Article

FDA Expands Use for Transcatheter Heart Valve

Author(s):

85% of patients experienced improvement in heart failure symptoms

The US Food and Drug Administration (FDA) has approved an expanded indication for the Sapien 3 Transcatheter Heart Valve (THV).

The approval is for patients with symptomatic heart disease due to failure of a previously placed bioprosthetic aortic or mitral valve whose risk of death or severe complications from repeat surgery is high or greater, according to an FDA statement.

“For the first time, a regulatory agency is approving a transcatheter heart valve as a valve-in-valve treatment when bioprosthetic mitral or aortic valves fail in patients who are at high or greater risk of complications from repeat surgery,” said Bram Zuckerman, MD, director of cardiovascular devices at the FDA’s Center for Devices and Radiological Health. “This new approval offers US patients with failing surgical bioprosthetic aortic or mitral valves a less-invasive treatment option.”

According to the statement, bioprosthetic aortic or mitral valves can fail over time for three reasons: stenosis — when the valve narrows and causes the heart to work harder to pump blood; regurgitation – when the valve doesn’t completely close and leaks blood backwards; or a combination of both of these conditions.

The new approval marks a milestone improvement in care, because current treatments normally require open heart surgery, which causes high or greater risk of complications in many patients.

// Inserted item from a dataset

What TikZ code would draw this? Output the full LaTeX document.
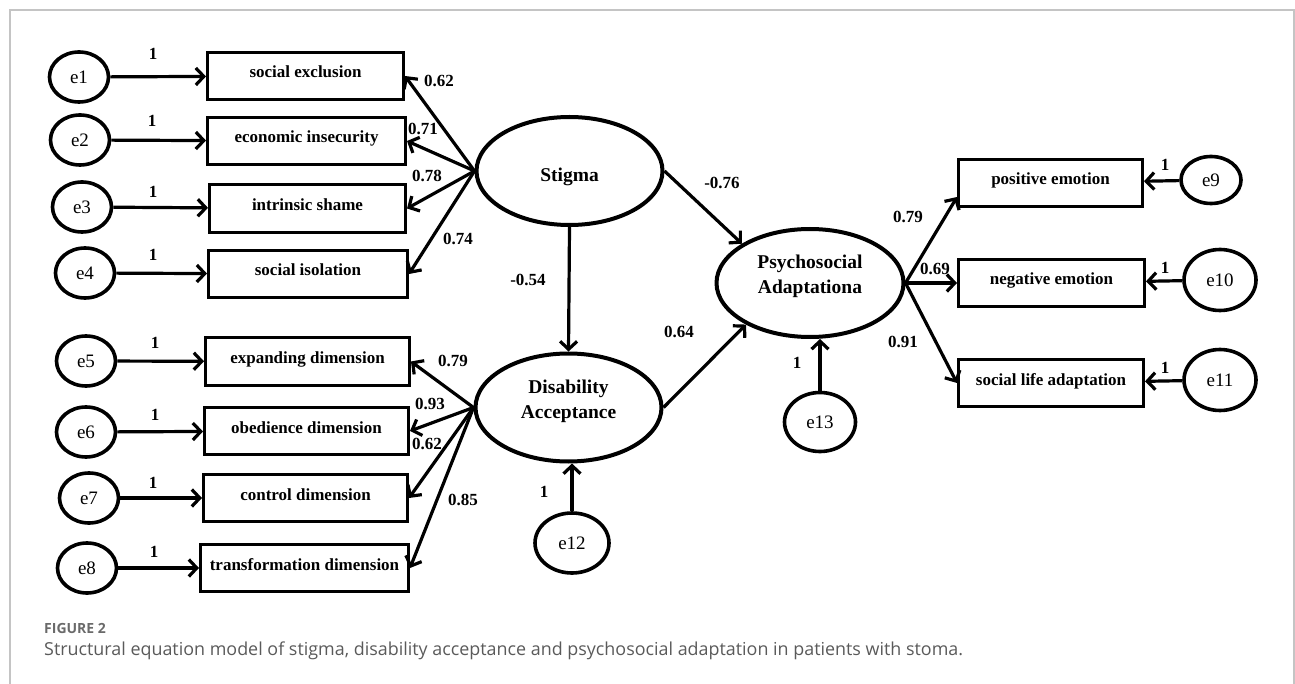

The Sapien 3 THV was originally approved by the FDA for transcatheter aortic valve replacement (TAVR) as an alternative option to surgical aortic valve replacement for patients with native aortic stenosis whose risk for death or severe complications from surgery is high or greater. Its use was expanded last year to include patients who are at intermediate surgical risk for death or complications.

Today’s approval is an expanded use of the Sapien 3 THV as a valve-in-valve treatment. Valve-in-valve procedures offer an alternative to repeat surgery, since the replacement valve is inserted inside the failing surgical bioprosthetic valve through a patient’s blood vessel or a small cut in a patient’s chest.

To justify the current expansion, the FDA reviewed data from the Transcatheter Valve Therapy Registry that included 314 patients who had undergone aortic valve-in-valve procedures and 311 patients who had undergone mitral valve-in-valve procedures.

More than 85% of patients who underwent aortic or mitral valve-in-valve procedures experienced clinically meaningful improvement in their heart failure symptoms 30 days after the procedure.

The Sapien 3 THV should not be used in patients who cannot tolerate medications that thin the blood or prevent blood clots from forming or have an active infection in the heart or elsewhere.

Patients who receive the Sapien 3 THV face potential serious complications from the device or implantation procedure, such as death, stroke, respiratory failure, heart failure, kidney failure and bleeding.